Add mathematical setting at the beginning of description

Vianney Taquet · Vianney Taquet · commit b6f8770954eb · 2022-06-21T11:06:39.000+02:00
diff --git a/doc/theoretical_description_classification.rst b/doc/theoretical_description_classification.rst
@@ -10,12 +10,28 @@ Theoretical Description
 Three methods for multi-class uncertainty-quantification have been implemented in MAPIE so far :
 LABEL [1], Adaptive Prediction Sets [2, 3] and Top-K [3].
 The difference between these methods is the way the conformity scores are computed. 
-The figure below illustrates the three methods implmented in MAPIE:
+The figure below illustrates the three methods implemented in MAPIE:
 
 .. image:: images/classification_methods.png
    :width: 600
    :align: center
 
+For a classification problem in a standard independent and identically distributed (i.i.d) case,
+our training data :math:`(X, Y) = \{(x_1, y_1), \ldots, (x_n, y_n)\}`` has an unknown distribution :math:`P_{X, Y}`. 
+
+For any risk level :math:`\alpha` between 0 and 1, the methods implemented in MAPIE allow the user construct a prediction
+set :math:`\hat{C}_{n, \alpha}(X_{n+1})` for a new observation :math:`\left( X_{n+1},Y_{n+1} \right)` with a guarantee
+on the marginal coverage such that : 
+
+.. math::
+    P \{Y_{n+1} \in \hat{C}_{n, \alpha}(X_{n+1}) \} \geq 1 - \alpha
+
+
+In words, for a typical risk level $\alpha$ of $10 \%$, we want to construct prediction sets that contain the true observations
+for at least $90 \%$ of the new test data points.
+Note that the guarantee is possible only on the marginal coverage, and not on the conditional coverage
+:math:`P \{Y_{n+1} \in \hat{C}_{n, \alpha}(X_{n+1}) | X_{n+1} = x_{n+1} \}` which depends on the location of the new test point in the distribution. 
+
 1. LABEL
 --------
 
@@ -37,7 +53,7 @@ Finally, we construct a prediction set by including all labels with a score high
     \hat{C}(X_{test}) = \{y : \hat{\mu}(X_{test})_y \geq 1 - \hat{q}\}
 
 
-This simple approach allows us to construct prediction sets coming with a theoretical guarantee on the marginal coverage.

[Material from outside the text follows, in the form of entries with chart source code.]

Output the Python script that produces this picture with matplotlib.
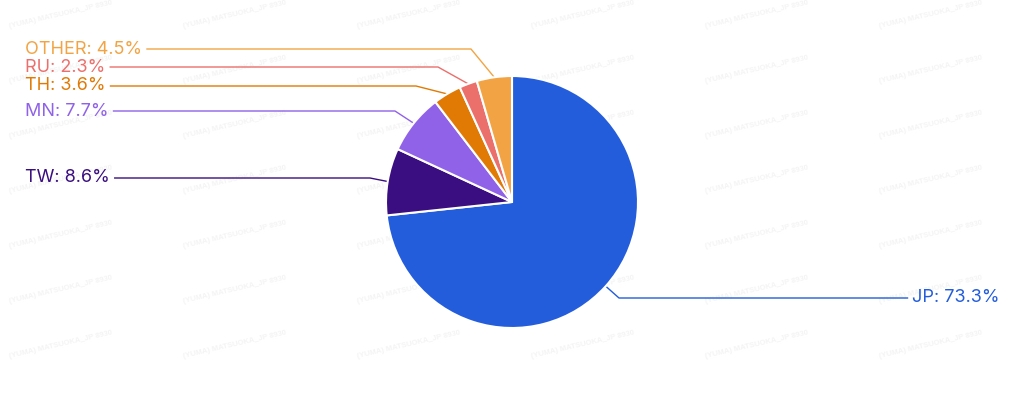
import numpy as np
import matplotlib.pyplot as plt

# data
countries = ['JP', 'TW', 'MN', 'TH', 'RU', 'OTHER']
shares = [73.3, 8.6, 7.7, 3.6, 2.3, 4.5]
colors = ['#235DDB', '#3A0E80', '#9062E8', '#E07A05', '#EB6F6B', '#F2A444']

# label layout (pixels, y from top): label line y, elbow x, side
label_y = [298, 178, 111, 86, 67, 49]
elbow_x = [619, 370, 395, 416, 438, 471]
side = ['right', 'left', 'left', 'left', 'left', 'left']

W, H = 1024, 404
fig = plt.figure(figsize=(W / 100, H / 100), dpi=100)
ax = fig.add_axes([0, 0, 1, 1])
ax.set_xlim(0, W)
ax.set_ylim(0, H)
ax.axis('off')

# faint watermark
for yy in np.arange(30, 370, 55):
    for xx in np.arange(10, W - 100, 174):
        ax.text(xx, H - yy, '(YUMA) MATSUOKA_JP 8930', fontsize=5.5, color='#f4f4f4',
                rotation=13, rotation_mode='anchor', ha='left', va='bottom',
                family='Liberation Sans', fontweight='bold', zorder=0)

cx, cy, r = 512, H - 202, 126
wedges, _ = ax.pie(shares, colors=colors, startangle=90, counterclock=False,
                   center=(cx, cy), radius=r, frame=True,
                   wedgeprops=dict(edgecolor='white', linewidth=1.5))
for w in wedges:
    w.set_zorder(2)
ax.set_xlim(0, W)
ax.set_ylim(0, H)
ax.set_aspect('equal')
ax.axis('off')

fig.canvas.draw()
renderer = fig.canvas.get_renderer()

for w, name, val, col, ly, ex, sd in zip(wedges, countries, shares, colors,
                                         label_y, elbow_x, side):
    mid = np.deg2rad((w.theta1 + w.theta2) / 2)
    px, py = cx + r * np.cos(mid), cy + r * np.sin(mid)
    y = H - ly
    label = f'{name}: {val}%'
    if sd == 'left':
        t = ax.text(25, y, label, color=col, fontsize=13, family='Inter',
                    ha='left', va='center', zorder=3)
        bb = t.get_window_extent(renderer)
        x_end = bb.x1 + 5
    else:
        t = ax.text(1000, y, label, color=col, fontsize=13, family='Inter',
                    ha='right', va='center', zorder=3)
        bb = t.get_window_extent(renderer)
        x_end = bb.x0 - 5
    ax.plot([px, ex, x_end], [py, y, y], color=col, lw=1, zorder=1)

fig.savefig('out.png', dpi=100)
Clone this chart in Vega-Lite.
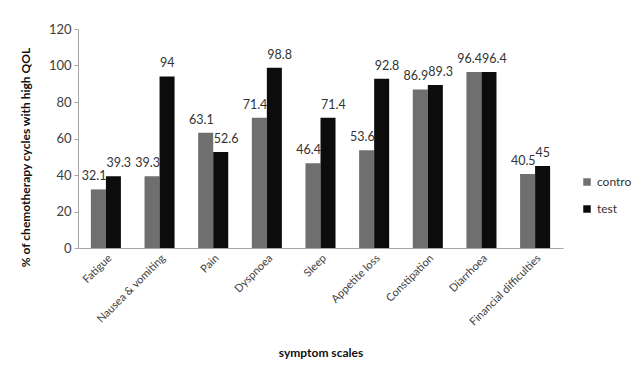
{
  "$schema": "https://vega.github.io/schema/vega-lite/v6.json",
  "width": 485,
  "height": 219,
  "autosize": {"type": "none"},
  "padding": {"left": 78, "top": 29, "right": 73, "bottom": 117},
  "background": "white",
  "config": {
    "view": {"stroke": null},
    "font": "Lato",
    "axis": {"domainColor": "#a6a6a6", "tickColor": "#a6a6a6", "labelColor": "#404040", "titleColor": "#111111", "grid": false, "labelFont": "Lato", "titleFont": "Lato"},
    "legend": {"labelFont": "Lato"}
  },
  "data": {
    "values": [
      {"symptom": "Fatigue", "group": "contro", "value": 32.1},
      {"symptom": "Fatigue", "group": "test", "value": 39.3},
      {"symptom": "Nausea & vomiting", "group": "contro", "value": 39.3},
      {"symptom": "Nausea & vomiting", "group": "test", "value": 94},
      {"symptom": "Pain", "group": "contro", "value": 63.1},
      {"symptom": "Pain", "group": "test", "value": 52.6},
      {"symptom": "Dyspnoea", "group": "contro", "value": 71.4},
      {"symptom": "Dyspnoea", "group": "test", "value": 98.8},
      {"symptom": "Sleep", "group": "contro", "value": 46.4},
      {"symptom": "Sleep", "group": "test", "value": 71.4},
      {"symptom": "Appetite loss", "group": "contro", "value": 53.6},
      {"symptom": "Appetite loss", "group": "test", "value": 92.8},
      {"symptom": "Constipation", "group": "contro", "value": 86.9},
      {"symptom": "Constipation", "group": "test", "value": 89.3},
      {"symptom": "Diarrhoea", "group": "contro", "value": 96.4},
      {"symptom": "Diarrhoea", "group": "test", "value": 96.4},
      {"symptom": "Financial difficulties", "group": "contro", "value": 40.5},
      {"symptom": "Financial difficulties", "group": "test", "value": 45}
    ]
  },
  "encoding": {
    "x": {
      "field": "symptom", "type": "nominal", "sort": null,
      "scale": {"paddingInner": 0.44, "paddingOuter": 0.24},
      "axis": {"title": "symptom scales", "labelAngle": -45, "labelFontSize": 11, "ticks": false, "labelPadding": 4, "titleFontSize": 12, "titleFontWeight": "bold", "titleY": 104, "titleBaseline": "middle"}
    },
    "xOffset": {"field": "group", "type": "nominal"},
    "y": {
      "field": "value", "type": "quantitative",
      "scale": {"domain": [0, 120], "nice": false},
      "axis": {"title": "% of chemotherapy cycles with high QOL", "values": [0, 20, 40, 60, 80, 100, 120], "tickSize": 4, "labelPadding": 3, "labelFontSize": 13, "titleFontSize": 12, "titleFontWeight": "bold", "titleX": -46, "titleY": 128, "titleAngle": -90}
    }
  },
  "layer": [
    {
      "mark": {"type": "bar"},
      "encoding": {
        "color": {
          "field": "group", "type": "nominal",
          "scale": {"domain": ["contro", "test"], "range": ["#6f6f6f", "#0c0c0c"]},
          "legend": {"title": null, "orient": "none", "legendX": 503, "legendY": 147, "symbolType": "square", "symbolSize": 56, "labelFontSize": 12, "labelOffset": 4, "labelColor": "#333333", "rowPadding": 15, "symbolStrokeWidth": 0}
        }
      }
    },
    {
      "transform": [{"filter": "datum.group === 'contro'"}],
      "mark": {"type": "text", "baseline": "bottom", "align": "right", "dx": 8, "dy": -6, "fontSize": 12.5, "color": "#333333"},
      "encoding": {"text": {"field": "value", "type": "quantitative"}}
    },
    {
      "transform": [{"filter": "datum.group === 'test'"}],
      "mark": {"type": "text", "baseline": "bottom", "align": "left", "dx": -7, "dy": -6, "fontSize": 12.5, "color": "#333333"},
      "encoding": {"text": {"field": "value", "type": "quantitative"}}
    }
  ]
}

+This simple approach allows us to construct prediction sets which have a theoretical guarantee on the marginal coverage.
 However, although this method generally results in small prediction sets, it tends to produce empty ones when the model is uncertain,
 for example at the border between two classes.
 
@@ -54,7 +70,7 @@ label of the observation :
    s_i(X_i, Y_i) = \sum^k_{j=1} \hat{\mu}(X_i)_{\pi_j} \quad \text{where} \quad Y_i = \pi_j 
 
 
-The quantile :math:`\hat{q}` is then computed the same way as the score method.
+The quantile :math:`\hat{q}` is then computed the same way as the LABEL method.
 For the construction of the prediction sets for a new test point, the same procedure of ranked summing is applied until reaching the quantile,
 as described in the following equation : 
 
@@ -86,6 +102,7 @@ The prediction sets are build by taking the :math:`\hat{q}^{th}` higher scores.
 .. math:: 
    \hat{C}(X_{test}) = \{\pi_1, ..., \pi_{\hat{q}}\} 
 
+As with other methods, this procedure allows the user to build prediction sets with guarantees on the marginal coverage. 
 
 
 4. Split- and cross-conformal methods
@@ -168,8 +185,8 @@ where :
 
 .. TO BE CONTINUED
 
-References
-==========
+5. References
+-------------
 
 [1] Mauricio Sadinle, Jing Lei, & Larry Wasserman.
 "Least Ambiguous Set-Valued Classifiers With Bounded Error Levels."